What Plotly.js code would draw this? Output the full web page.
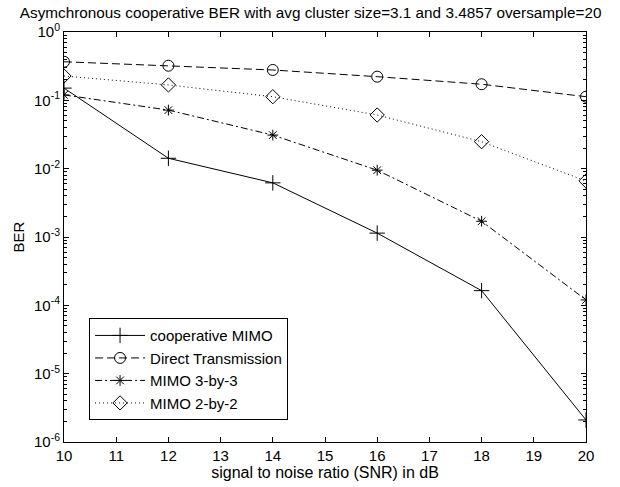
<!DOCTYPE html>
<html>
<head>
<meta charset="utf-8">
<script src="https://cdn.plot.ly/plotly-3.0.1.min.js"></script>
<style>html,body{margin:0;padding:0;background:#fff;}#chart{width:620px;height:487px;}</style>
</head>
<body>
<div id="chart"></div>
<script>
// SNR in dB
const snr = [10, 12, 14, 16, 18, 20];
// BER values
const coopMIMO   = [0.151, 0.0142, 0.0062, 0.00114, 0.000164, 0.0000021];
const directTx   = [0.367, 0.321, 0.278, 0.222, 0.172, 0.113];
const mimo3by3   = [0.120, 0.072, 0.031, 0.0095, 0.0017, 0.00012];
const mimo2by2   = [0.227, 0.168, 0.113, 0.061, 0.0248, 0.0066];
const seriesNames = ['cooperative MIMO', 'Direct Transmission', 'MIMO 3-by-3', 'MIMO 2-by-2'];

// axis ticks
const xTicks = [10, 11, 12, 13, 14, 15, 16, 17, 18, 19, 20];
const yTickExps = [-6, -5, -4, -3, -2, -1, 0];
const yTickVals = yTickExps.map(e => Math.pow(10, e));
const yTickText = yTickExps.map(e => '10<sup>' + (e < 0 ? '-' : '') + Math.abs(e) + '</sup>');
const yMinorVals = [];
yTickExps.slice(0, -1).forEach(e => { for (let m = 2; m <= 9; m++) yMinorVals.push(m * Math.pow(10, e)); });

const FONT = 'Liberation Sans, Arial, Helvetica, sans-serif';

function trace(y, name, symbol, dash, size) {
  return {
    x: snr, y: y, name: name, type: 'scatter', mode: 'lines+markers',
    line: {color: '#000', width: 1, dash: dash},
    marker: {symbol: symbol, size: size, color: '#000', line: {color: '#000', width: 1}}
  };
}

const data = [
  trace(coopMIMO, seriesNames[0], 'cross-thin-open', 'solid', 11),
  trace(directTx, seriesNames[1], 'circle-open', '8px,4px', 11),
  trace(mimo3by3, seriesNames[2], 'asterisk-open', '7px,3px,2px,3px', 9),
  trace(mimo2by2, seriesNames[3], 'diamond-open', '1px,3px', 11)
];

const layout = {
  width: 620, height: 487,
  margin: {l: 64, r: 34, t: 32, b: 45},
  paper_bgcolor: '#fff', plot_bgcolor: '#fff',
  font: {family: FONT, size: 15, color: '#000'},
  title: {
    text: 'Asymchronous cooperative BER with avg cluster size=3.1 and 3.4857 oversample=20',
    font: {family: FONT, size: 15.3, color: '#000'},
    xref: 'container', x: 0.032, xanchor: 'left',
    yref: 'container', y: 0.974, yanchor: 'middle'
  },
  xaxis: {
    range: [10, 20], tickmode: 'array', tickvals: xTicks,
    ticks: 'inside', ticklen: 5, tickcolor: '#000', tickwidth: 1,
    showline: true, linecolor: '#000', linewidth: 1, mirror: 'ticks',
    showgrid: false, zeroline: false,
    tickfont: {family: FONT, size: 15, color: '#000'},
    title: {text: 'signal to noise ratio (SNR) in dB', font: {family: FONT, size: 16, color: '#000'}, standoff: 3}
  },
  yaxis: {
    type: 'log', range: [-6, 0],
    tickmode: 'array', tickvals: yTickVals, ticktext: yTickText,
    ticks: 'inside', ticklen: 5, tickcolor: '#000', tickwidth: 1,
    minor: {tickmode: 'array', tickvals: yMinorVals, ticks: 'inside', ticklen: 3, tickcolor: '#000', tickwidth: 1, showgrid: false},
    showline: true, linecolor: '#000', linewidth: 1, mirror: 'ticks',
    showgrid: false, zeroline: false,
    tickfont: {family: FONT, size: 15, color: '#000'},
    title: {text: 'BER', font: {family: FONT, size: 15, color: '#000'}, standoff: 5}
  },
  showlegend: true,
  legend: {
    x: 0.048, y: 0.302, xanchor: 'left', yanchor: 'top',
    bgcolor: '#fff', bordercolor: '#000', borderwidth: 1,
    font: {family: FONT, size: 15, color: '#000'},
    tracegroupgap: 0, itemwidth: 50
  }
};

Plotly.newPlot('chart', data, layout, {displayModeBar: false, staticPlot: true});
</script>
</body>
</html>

#### Task objective:
Reproduce the whole listing above word for word, but not its pictures.

#### Exercise output:
What Plotly.js code would draw this? Output the full web page.
<!DOCTYPE html>
<html>
<head>
<meta charset="utf-8">
<script src="https://cdn.plot.ly/plotly-3.0.1.min.js"></script>
<style>html,body{margin:0;padding:0;background:#fff;}#chart{width:620px;height:487px;}</style>
</head>
<body>
<div id="chart"></div>
<script>
// SNR in dB
const snr = [10, 12, 14, 16, 18, 20];
// BER values
const coopMIMO   = [0.151, 0.0142, 0.0062, 0.00114, 0.000164, 0.0000021];
const directTx   = [0.367, 0.321, 0.278, 0.222, 0.172, 0.113];
const mimo3by3   = [0.120, 0.072, 0.031, 0.0095, 0.0017, 0.00012];
const mimo2by2   = [0.227, 0.168, 0.113, 0.061, 0.0248, 0.0066];
const seriesNames = ['cooperative MIMO', 'Direct Transmission', 'MIMO 3-by-3', 'MIMO 2-by-2'];

// axis ticks
const xTicks = [10, 11, 12, 13, 14, 15, 16, 17, 18, 19, 20];
const yTickExps = [-6, -5, -4, -3, -2, -1, 0];
const yTickVals = yTickExps.map(e => Math.pow(10, e));
const yTickText = yTickExps.map(e => '10<sup>' + (e < 0 ? '-' : '') + Math.abs(e) + '</sup>');
const yMinorVals = [];
yTickExps.slice(0, -1).forEach(e => { for (let m = 2; m <= 9; m++) yMinorVals.push(m * Math.pow(10, e)); });

const FONT = 'Liberation Sans, Arial, Helvetica, sans-serif';

function trace(y, name, symbol, dash, size) {
  return {
    x: snr, y: y, name: name, type: 'scatter', mode: 'lines+markers',
    line: {color: '#000', width: 1, dash: dash},
    marker: {symbol: symbol, size: size, color: '#000', line: {color: '#000', width: 1}}
  };
}

const data = [
  trace(coopMIMO, seriesNames[0], 'cross-thin-open', 'solid', 11),
  trace(directTx, seriesNames[1], 'circle-open', '8px,4px', 11),
  trace(mimo3by3, seriesNames[2], 'asterisk-open', '7px,3px,2px,3px', 9),
  trace(mimo2by2, seriesNames[3], 'diamond-open', '1px,3px', 11)
];

const layout = {
  width: 620, height: 487,
  margin: {l: 64, r: 34, t: 32, b: 45},
  paper_bgcolor: '#fff', plot_bgcolor: '#fff',
  font: {family: FONT, size: 15, color: '#000'},
  title: {
    text: 'Asymchronous cooperative BER with avg cluster size=3.1 and 3.4857 oversample=20',
    font: {family: FONT, size: 15.3, color: '#000'},
    xref: 'container', x: 0.032, xanchor: 'left',
    yref: 'container', y: 0.974, yanchor: 'middle'
  },
  xaxis: {
    range: [10, 20], tickmode: 'array', tickvals: xTicks,
    ticks: 'inside', ticklen: 5, tickcolor: '#000', tickwidth: 1,
    showline: true, linecolor: '#000', linewidth: 1, mirror: 'ticks',
    showgrid: false, zeroline: false,
    tickfont: {family: FONT, size: 15, color: '#000'},
    title: {text: 'signal to noise ratio (SNR) in dB', font: {family: FONT, size: 16, color: '#000'}, standoff: 3}
  },
  yaxis: {
    type: 'log', range: [-6, 0],
    tickmode: 'array', tickvals: yTickVals, ticktext: yTickText,
    ticks: 'inside', ticklen: 5, tickcolor: '#000', tickwidth: 1,
    minor: {tickmode: 'array', tickvals: yMinorVals, ticks: 'inside', ticklen: 3, tickcolor: '#000', tickwidth: 1, showgrid: false},
    showline: true, linecolor: '#000', linewidth: 1, mirror: 'ticks',
    showgrid: false, zeroline: false,
    tickfont: {family: FONT, size: 15, color: '#000'},
    title: {text: 'BER', font: {family: FONT, size: 15, color: '#000'}, standoff: 5}
  },
  showlegend: true,
  legend: {
    x: 0.048, y: 0.302, xanchor: 'left', yanchor: 'top',
    bgcolor: '#fff', bordercolor: '#000', borderwidth: 1,
    font: {family: FONT, size: 15, color: '#000'},
    tracegroupgap: 0, itemwidth: 50
  }
};

Plotly.newPlot('chart', data, layout, {displayModeBar: false, staticPlot: true});
</script>
</body>
</html>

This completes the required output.